Bienheureuse Eglise
Le 25 novembre 1984, Elisabeth était béatifiée à Rome par le pape Jean-Paul II. Dans la revue diocésaine de Dijon, son évêque monseigneur Jean Balland y consacrait son éditorial du 12 octobre.
Le don du Seigneur
La proclamation du 25 novembre reconnaît et consacre le merveilleux « instinct » du Peuple de Dieu qui a su, très tôt et durablement, percevoir, dans la destinée brève et cachée d’Elisabeth, le don de son Seigneur. De Mère Germaine prieure attentive et perspicace du Carmel à tant de vies sacerdotales, religieuses et laïques inspirées et dynamisées, en passant par ces bouquets pauvres et anonymes qui ont toujours fleuri la tombe d’Elisabeth, c’est tout un chant d’Eglise, chant ininterrompu de foi et de reconnaissance, qui va être authentifié à Saint-Pierre de Rome pour se répercuter avec une vigueur nouvelle jusqu’aux confins de l’univers.
Bienheureuse Eglise qui, malgré ses imperfections visibles, a su donner à Elisabeth tous les éléments dont elle a fait son miel au goût inoubliable, ce miel dont maintenant nous sommes nourris pour produire, nous aussi, notre fruit.
Bienheureuse Eglise diocésaine qui, au moment où elle en a certes besoin, reçoit, cette année, le témoignage exceptionnel et redoublé de fidélité indéfectible de son Seigneur.
Heureuse Eglise qui, à travers et par-delà la variété des situations et des engagements, des fonctions et des ministères, appelle de la part du Seigneur, chacun, chacune, quelle que soit sa pauvreté, à cet accomplissement inouï de la sainteté aux visages infiniment divers et tous éclairés de la même lumière.
La fidélité au Christ
Heureuse Eglise invitée aujourd’hui à vivre, pour le rayonner, le message d’Elisabeth. Et heureuse Eglise lorsque le visage qu’il lui est donné de contempler et aussi attachant et stimulant que celui d’Elisabeth. Sa jeunesse définitive et son extraordinaire capacité d’amitié toujours offerte et disponible nous entraînent à chercher le secret de son aisance si oublieuse d’elle-même et à le trouver dans la vérité toute simple d’une vocation prise au mot, réalisée sans arrière-pensée, ni sortie de secours, ni restriction d’aucune sorte.

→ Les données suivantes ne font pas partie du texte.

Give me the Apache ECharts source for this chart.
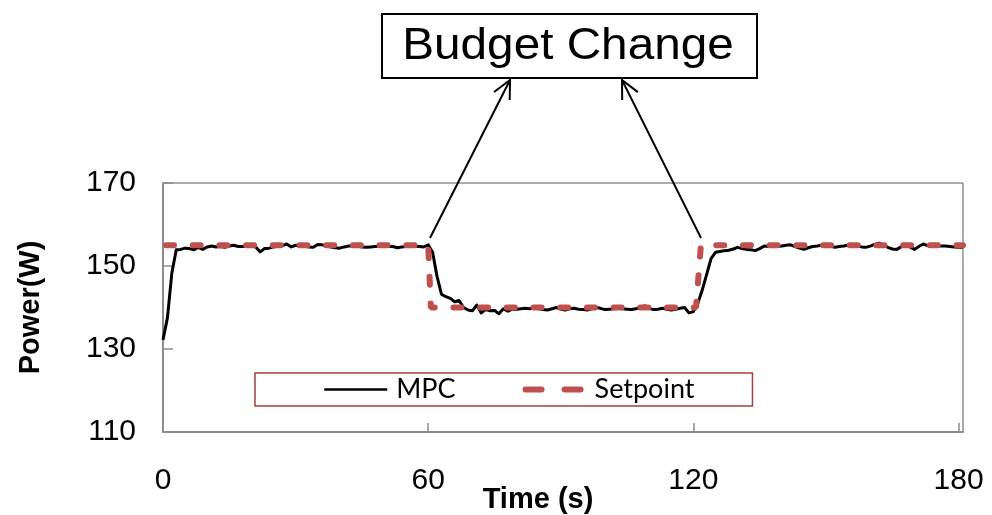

Avec Elisabeth, nous voici appelés nous aussi à la fidélité simple et quotidienne, celle qui ne cherche pas le sensationnel, mais qui transfigure le banal, celle qui connaît la lente maturation des choix et qui, le moment venu, s’y livre à fond, celle qui traverse l’épreuve et la détresse et qui, dans le Christ, en retourne l’aiguillon néfaste pour en faire, par le don de soi, l’œuvre suprêmement utile dont le monde a besoin.
En cette fin de siècle qui hésite entre la fatigue et l’espoir, entre la répétition et l’inédit, Elisabeth, discrète et prévenante, nous indique et partage la source de vie auprès de laquelle elle a voulu se tenir avant de s’y fondre. Elle n’en parle ni par science, ni par clichés, mais par expérience personnelle. Près de cette source, les mots les plus usés retrouvent fraîcheur et vie. La nouveauté de Dieu fait craquer nos croûtes. La vie de Dieu partagée dans le Christ lève nos barrages de castors affairés et alimente le cours de l’aventure spirituelle.
Sans discours ni leçon, notre petite Sœur Elisabeth a trouvé paix et repos. Et elle en prophétise lumineusement le lieu dans le mystère du Christ qui envahit toute sa vie et reproduit en elle sa Mort et sa Résurrection : « Mon rêve, c’est d’être la louange de sa gloire… Mais cela demande une grande fidélité car, pour être louange de gloire, il faut être morte à tout ce qui n’est pas Lui, afin de ne vibrer que sous sa touche ». L’expérience montre que de telles paroles, lorsqu’elles sont accréditées par toute une vie, appellent et libèrent aujourd’hui autant qu’hier. Oui, bienheureuse Eglise, Mère d’Elisabeth. Et nous-mêmes, réjouissons-nous d’avoir une telle sœur près de nous sur notre route.